§ Stored data
━━━━━━━━━━━━━━━━━━━━

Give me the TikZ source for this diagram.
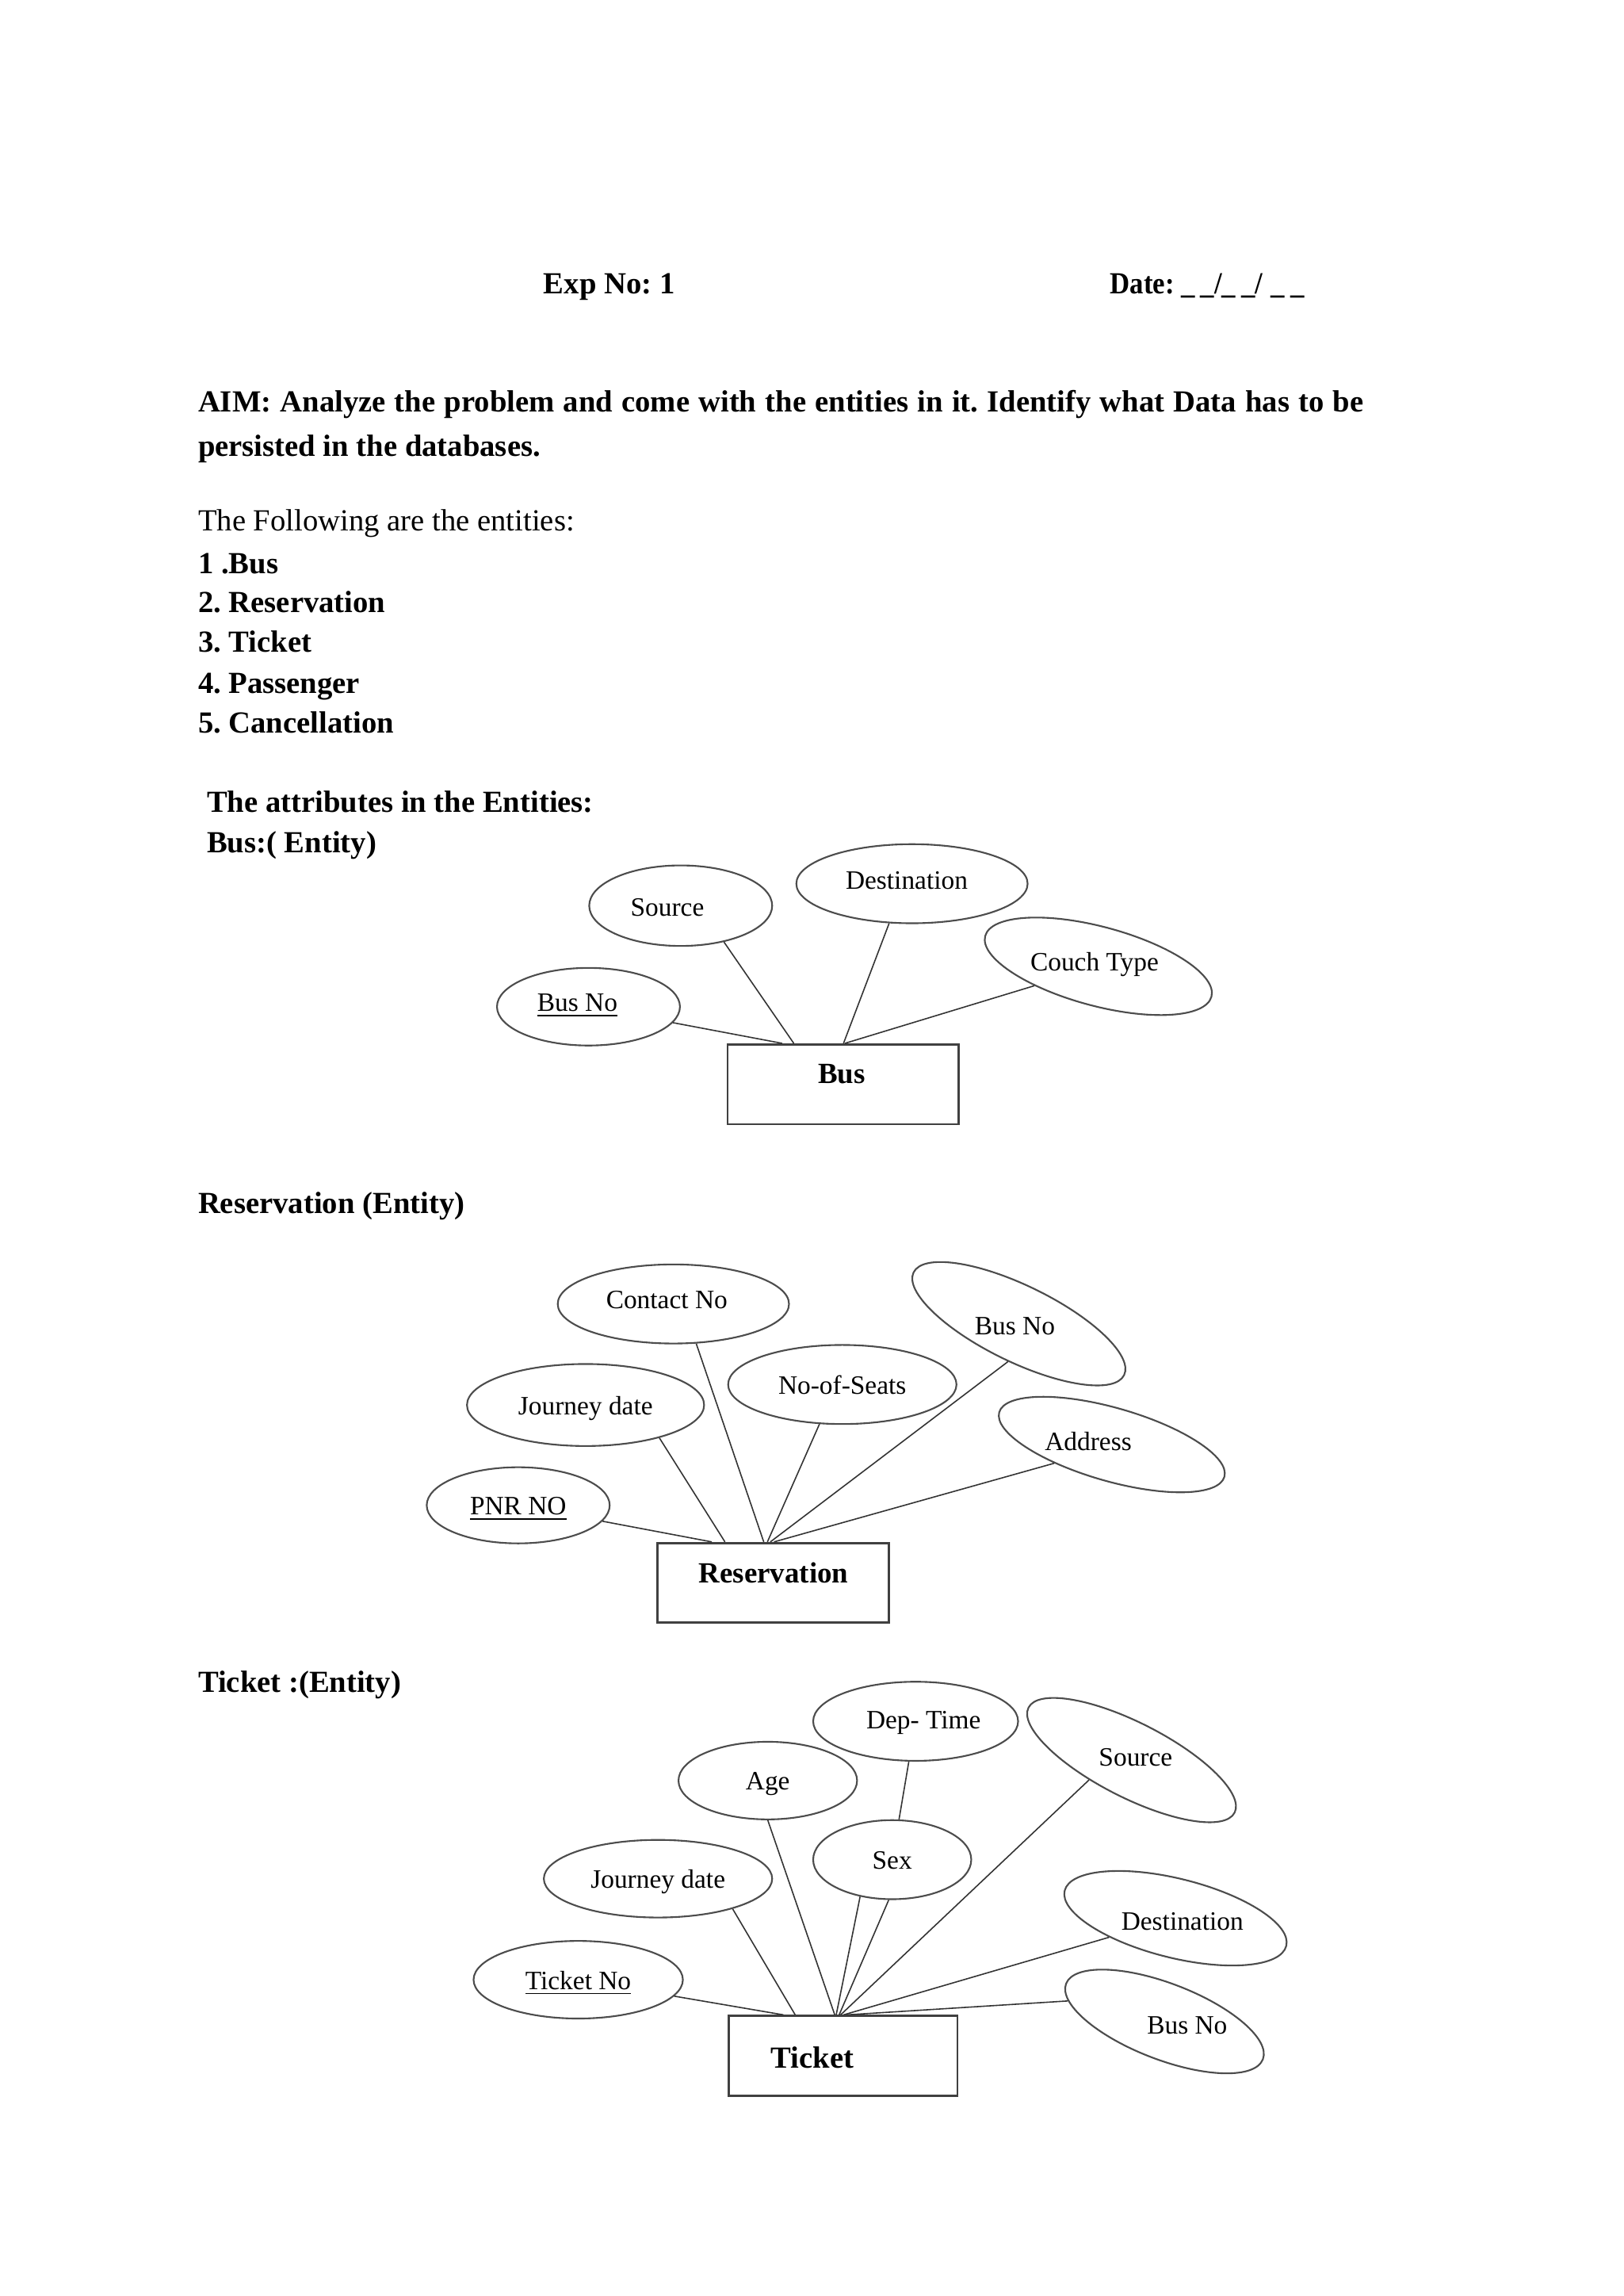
\documentclass[tikz,border=0pt]{standalone}
\usepackage{fontspec}
\setmainfont{Liberation Serif}
\usetikzlibrary{shapes.geometric}
\frenchspacing
\newcommand{\unitpx}{0.018467cm}
\tikzset{
  attr/.style={ellipse,draw=black!70,line width=0.6pt,inner sep=0pt,
    font=\fontsize{9.5}{11}\selectfont,text height=0.68em,text depth=0pt},
  attrtxt/.style={inner sep=0pt,font=\fontsize{9.5}{11}\selectfont,
    text height=0.68em,text depth=0pt},
  ent/.style={draw=black!75,line width=0.8pt,inner sep=0pt,
    minimum width=158*\unitpx,minimum height=54.5*\unitpx},
  enttxt/.style={inner sep=0pt,font=\fontsize{10.5}{12}\selectfont\bfseries,
    text height=0.68em,text depth=0pt},
  link/.style={draw=black!80,line width=0.45pt},
  para/.style={anchor=west,inner sep=0pt,font=\fontsize{11}{13}\selectfont,
    text height=0.68em,text depth=0pt},
  parab/.style={para,font=\fontsize{11}{13}\selectfont\bfseries}
}
\begin{document}
\begin{tikzpicture}[x=0.018467cm,y=-0.018467cm]
  \fill[white] (0,0) rectangle (1109,1568);
  \useasboundingbox (0,0) rectangle (1109,1568);

  % header and text
  \node[parab] (exp) at (371,194) {Exp No: 1};
  \node[parab] (date) at (758,194)
    {\scalebox{0.9}[1]{Date: \_\hspace{0.2em}\_/\_\hspace{0.2em}\_/\hspace{0.3em}\_\hspace{0.2em}\_}};
  \node[parab] (aim1) at (135,275)
    {\makebox[14.7cm][s]{AIM: Analyze the problem and come with the entities in it. Identify what Data has to be}};
  \node[parab] (aim2) at (135,305) {persisted in the databases.};
  \node[para] (intro) at (135,356) {The Following are the entities:};
  \foreach \i/\y/\t in {1/385/1 .Bus,2/412/2. Reservation,3/439/3. Ticket,
                        4/467/4. Passenger,5/494/5. Cancellation}
    \node[parab] (ent\i) at (135,\y) {\t};
  \node[parab] (attrs) at (141,548) {The attributes in the Entities:};
  \node[parab] (hbus) at (141,576) {Bus:( Entity)};
  \node[parab] (hres) at (135,822) {Reservation (Entity)};
  \node[parab] (htkt) at (135,1149) {Ticket :(Entity)};

  % Bus
  \node[ent] (bus) at (576,740.5) {};
  \node[enttxt] (bus-t) at (575,733.5) {Bus};
  \node[attr,minimum width=125*\unitpx,minimum height=53*\unitpx]
    (bno) at (402,687.5) {};
  \node[attrtxt] (bno-t) at (394.4,684.2) {\underline{Bus No}};
  \node[attr,minimum width=125*\unitpx,minimum height=55*\unitpx]
    (bsrc) at (465,618.5) {};
  \node[attrtxt] (bsrc-t) at (455.9,619) {Source};
  \node[attr,minimum width=158*\unitpx,minimum height=54*\unitpx]
    (bdst) at (623,603.5) {};
  \node[attrtxt] (bdst-t) at (619.4,601) {Destination};
  \node[attr,rotate=-15,minimum width=160*\unitpx,minimum height=54*\unitpx]
    (bct) at (750.3,659.9) {};
  \node[attrtxt] (bct-t) at (747.7,656.3) {Couch Type};
  \draw[link] (bno) -- ([xshift=38*\unitpx]bus.north west);
  \draw[link] (bsrc.-40) -- ([xshift=46*\unitpx]bus.north west);
  \draw[link] (bdst.-120) -- ([xshift=80*\unitpx]bus.north west);
  \draw[link] (bct) -- ([xshift=81*\unitpx]bus.north west);

  % Reservation
  \node[ent] (res) at (528,1081) {};
  \node[enttxt] (res-t) at (528.4,1074.4) {Reservation};
  \node[attr,minimum width=158*\unitpx,minimum height=54*\unitpx]
    (rcn) at (460,890.5) {};
  \node[attrtxt] (rcn-t) at (455.5,887) {Contact No};
  \node[attr,rotate=-26,minimum width=160*\unitpx,minimum height=52*\unitpx]
    (rbno) at (696,904) {};
  \node[attrtxt] (rbno-t) at (693.3,905) {Bus No};
  \node[attr,minimum width=156*\unitpx,minimum height=54*\unitpx]
    (rns) at (575.4,945.5) {No-of-Seats};
  \node[attr,minimum width=162*\unitpx,minimum height=56*\unitpx]
    (rjd) at (400,959.5) {Journey date};
  \node[attr,rotate=-16,minimum width=160*\unitpx,minimum height=50*\unitpx]
    (radd) at (759.5,986.5) {};
  \node[attrtxt] (radd-t) at (743.4,984) {Address};
  \node[attr,minimum width=125*\unitpx,minimum height=52*\unitpx]
    (rpnr) at (354,1028) {\underline{PNR NO}};
  \draw[link] (rpnr) -- ([xshift=38*\unitpx]res.north west);
  \draw[link] (rjd.-24) -- ([xshift=47*\unitpx]res.north west);
  \draw[link] (rcn.-60) -- ([xshift=73.5*\unitpx]res.north west);
  \draw[link] (rns.-120) -- ([xshift=76*\unitpx]res.north west);
  \draw[link] (rbno.-80) -- ([xshift=78*\unitpx]res.north west);
  \draw[link] (radd.-146) -- ([xshift=80.5*\unitpx]res.north west);

  % Ticket
  \node[ent,minimum width=156*\unitpx] (tkt) at (576,1404) {};
  \node[enttxt,font=\fontsize{11}{13}\selectfont\bfseries] (tkt-t) at (555,1406) {Ticket};
  \node[attr,minimum width=140*\unitpx,minimum height=54*\unitpx]
    (tdep) at (625.5,1175.5) {};
  \node[attrtxt] (tdep-t) at (630.9,1174) {Dep- Time};
  \node[attr,rotate=-27,minimum width=158*\unitpx,minimum height=51*\unitpx]
    (tsrc) at (773,1202) {};
  \node[attrtxt] (tsrc-t) at (775.8,1199.5) {Source};
  \node[attr,minimum width=122*\unitpx,minimum height=53*\unitpx]
    (tage) at (524.5,1216) {Age};
  \node[attr,minimum width=108*\unitpx,minimum height=54*\unitpx]
    (tsex) at (609.5,1270) {Sex};
  \node[attr,minimum width=156*\unitpx,minimum height=53*\unitpx]
    (tjd) at (449.5,1283) {Journey date};
  \node[attr,rotate=-14,minimum width=156*\unitpx,minimum height=54*\unitpx]
    (tdst) at (803,1310) {};
  \node[attrtxt] (tdst-t) at (807.7,1311.4) {Destination};
  \node[attr,minimum width=143*\unitpx,minimum height=53*\unitpx]
    (ttn) at (395,1352) {\underline{Ticket No}};
  \node[attr,rotate=-21,minimum width=144*\unitpx,minimum height=52*\unitpx]
    (tbno) at (795.5,1380.5) {};
  \node[attrtxt] (tbno-t) at (811,1382.5) {Bus No};
  \draw[link] (ttn) -- ([xshift=38*\unitpx]tkt.north west);
  \draw[link] (tjd.-22) -- ([xshift=46*\unitpx]tkt.north west);
  \draw[link] (tage.south) -- ([xshift=73*\unitpx]tkt.north west);
  \draw[link] (tdep) -- (tsex);
  \draw[link] (tsex.-131) -- ([xshift=74*\unitpx]tkt.north west);
  \draw[link] (tsex.-95) -- ([xshift=76*\unitpx]tkt.north west);
  \draw[link] (tsrc.-128) -- ([xshift=77*\unitpx]tkt.north west);
  \draw[link] (tdst.-150) -- ([xshift=79*\unitpx]tkt.north west);
  \draw[link] (tbno.-171) -- ([xshift=81*\unitpx]tkt.north west);
\end{tikzpicture}
\end{document}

━━━━━━━━━━━━━━━━━━━━

§ Exercise directions
Copy out each line word for word, please, skipping the images.

§ Correct response
Give me the TikZ source for this diagram.
\documentclass[tikz,border=0pt]{standalone}
\usepackage{fontspec}
\setmainfont{Liberation Serif}
\usetikzlibrary{shapes.geometric}
\frenchspacing
\newcommand{\unitpx}{0.018467cm}
\tikzset{
  attr/.style={ellipse,draw=black!70,line width=0.6pt,inner sep=0pt,
    font=\fontsize{9.5}{11}\selectfont,text height=0.68em,text depth=0pt},
  attrtxt/.style={inner sep=0pt,font=\fontsize{9.5}{11}\selectfont,
    text height=0.68em,text depth=0pt},
  ent/.style={draw=black!75,line width=0.8pt,inner sep=0pt,
    minimum width=158*\unitpx,minimum height=54.5*\unitpx},
  enttxt/.style={inner sep=0pt,font=\fontsize{10.5}{12}\selectfont\bfseries,
    text height=0.68em,text depth=0pt},
  link/.style={draw=black!80,line width=0.45pt},
  para/.style={anchor=west,inner sep=0pt,font=\fontsize{11}{13}\selectfont,
    text height=0.68em,text depth=0pt},
  parab/.style={para,font=\fontsize{11}{13}\selectfont\bfseries}
}
\begin{document}
\begin{tikzpicture}[x=0.018467cm,y=-0.018467cm]
  \fill[white] (0,0) rectangle (1109,1568);
  \useasboundingbox (0,0) rectangle (1109,1568);

  % header and text
  \node[parab] (exp) at (371,194) {Exp No: 1};
  \node[parab] (date) at (758,194)
    {\scalebox{0.9}[1]{Date: \_\hspace{0.2em}\_/\_\hspace{0.2em}\_/\hspace{0.3em}\_\hspace{0.2em}\_}};
  \node[parab] (aim1) at (135,275)
    {\makebox[14.7cm][s]{AIM: Analyze the problem and come with the entities in it. Identify what Data has to be}};
  \node[parab] (aim2) at (135,305) {persisted in the databases.};
  \node[para] (intro) at (135,356) {The Following are the entities:};
  \foreach \i/\y/\t in {1/385/1 .Bus,2/412/2. Reservation,3/439/3. Ticket,
                        4/467/4. Passenger,5/494/5. Cancellation}
    \node[parab] (ent\i) at (135,\y) {\t};
  \node[parab] (attrs) at (141,548) {The attributes in the Entities:};
  \node[parab] (hbus) at (141,576) {Bus:( Entity)};
  \node[parab] (hres) at (135,822) {Reservation (Entity)};
  \node[parab] (htkt) at (135,1149) {Ticket :(Entity)};

  % Bus
  \node[ent] (bus) at (576,740.5) {};
  \node[enttxt] (bus-t) at (575,733.5) {Bus};
  \node[attr,minimum width=125*\unitpx,minimum height=53*\unitpx]
    (bno) at (402,687.5) {};
  \node[attrtxt] (bno-t) at (394.4,684.2) {\underline{Bus No}};
  \node[attr,minimum width=125*\unitpx,minimum height=55*\unitpx]
    (bsrc) at (465,618.5) {};
  \node[attrtxt] (bsrc-t) at (455.9,619) {Source};
  \node[attr,minimum width=158*\unitpx,minimum height=54*\unitpx]
    (bdst) at (623,603.5) {};
  \node[attrtxt] (bdst-t) at (619.4,601) {Destination};
  \node[attr,rotate=-15,minimum width=160*\unitpx,minimum height=54*\unitpx]
    (bct) at (750.3,659.9) {};
  \node[attrtxt] (bct-t) at (747.7,656.3) {Couch Type};
  \draw[link] (bno) -- ([xshift=38*\unitpx]bus.north west);
  \draw[link] (bsrc.-40) -- ([xshift=46*\unitpx]bus.north west);
  \draw[link] (bdst.-120) -- ([xshift=80*\unitpx]bus.north west);
  \draw[link] (bct) -- ([xshift=81*\unitpx]bus.north west);

  % Reservation
  \node[ent] (res) at (528,1081) {};
  \node[enttxt] (res-t) at (528.4,1074.4) {Reservation};
  \node[attr,minimum width=158*\unitpx,minimum height=54*\unitpx]
    (rcn) at (460,890.5) {};
  \node[attrtxt] (rcn-t) at (455.5,887) {Contact No};
  \node[attr,rotate=-26,minimum width=160*\unitpx,minimum height=52*\unitpx]
    (rbno) at (696,904) {};
  \node[attrtxt] (rbno-t) at (693.3,905) {Bus No};
  \node[attr,minimum width=156*\unitpx,minimum height=54*\unitpx]
    (rns) at (575.4,945.5) {No-of-Seats};
  \node[attr,minimum width=162*\unitpx,minimum height=56*\unitpx]
    (rjd) at (400,959.5) {Journey date};
  \node[attr,rotate=-16,minimum width=160*\unitpx,minimum height=50*\unitpx]
    (radd) at (759.5,986.5) {};
  \node[attrtxt] (radd-t) at (743.4,984) {Address};
  \node[attr,minimum width=125*\unitpx,minimum height=52*\unitpx]
    (rpnr) at (354,1028) {\underline{PNR NO}};
  \draw[link] (rpnr) -- ([xshift=38*\unitpx]res.north west);
  \draw[link] (rjd.-24) -- ([xshift=47*\unitpx]res.north west);
  \draw[link] (rcn.-60) -- ([xshift=73.5*\unitpx]res.north west);
  \draw[link] (rns.-120) -- ([xshift=76*\unitpx]res.north west);
  \draw[link] (rbno.-80) -- ([xshift=78*\unitpx]res.north west);
  \draw[link] (radd.-146) -- ([xshift=80.5*\unitpx]res.north west);

  % Ticket
  \node[ent,minimum width=156*\unitpx] (tkt) at (576,1404) {};
  \node[enttxt,font=\fontsize{11}{13}\selectfont\bfseries] (tkt-t) at (555,1406) {Ticket};
  \node[attr,minimum width=140*\unitpx,minimum height=54*\unitpx]
    (tdep) at (625.5,1175.5) {};
  \node[attrtxt] (tdep-t) at (630.9,1174) {Dep- Time};
  \node[attr,rotate=-27,minimum width=158*\unitpx,minimum height=51*\unitpx]
    (tsrc) at (773,1202) {};
  \node[attrtxt] (tsrc-t) at (775.8,1199.5) {Source};
  \node[attr,minimum width=122*\unitpx,minimum height=53*\unitpx]
    (tage) at (524.5,1216) {Age};
  \node[attr,minimum width=108*\unitpx,minimum height=54*\unitpx]
    (tsex) at (609.5,1270) {Sex};
  \node[attr,minimum width=156*\unitpx,minimum height=53*\unitpx]
    (tjd) at (449.5,1283) {Journey date};
  \node[attr,rotate=-14,minimum width=156*\unitpx,minimum height=54*\unitpx]
    (tdst) at (803,1310) {};
  \node[attrtxt] (tdst-t) at (807.7,1311.4) {Destination};
  \node[attr,minimum width=143*\unitpx,minimum height=53*\unitpx]
    (ttn) at (395,1352) {\underline{Ticket No}};
  \node[attr,rotate=-21,minimum width=144*\unitpx,minimum height=52*\unitpx]
    (tbno) at (795.5,1380.5) {};
  \node[attrtxt] (tbno-t) at (811,1382.5) {Bus No};
  \draw[link] (ttn) -- ([xshift=38*\unitpx]tkt.north west);
  \draw[link] (tjd.-22) -- ([xshift=46*\unitpx]tkt.north west);
  \draw[link] (tage.south) -- ([xshift=73*\unitpx]tkt.north west);
  \draw[link] (tdep) -- (tsex);
  \draw[link] (tsex.-131) -- ([xshift=74*\unitpx]tkt.north west);
  \draw[link] (tsex.-95) -- ([xshift=76*\unitpx]tkt.north west);
  \draw[link] (tsrc.-128) -- ([xshift=77*\unitpx]tkt.north west);
  \draw[link] (tdst.-150) -- ([xshift=79*\unitpx]tkt.north west);
  \draw[link] (tbno.-171) -- ([xshift=81*\unitpx]tkt.north west);
\end{tikzpicture}
\end{document}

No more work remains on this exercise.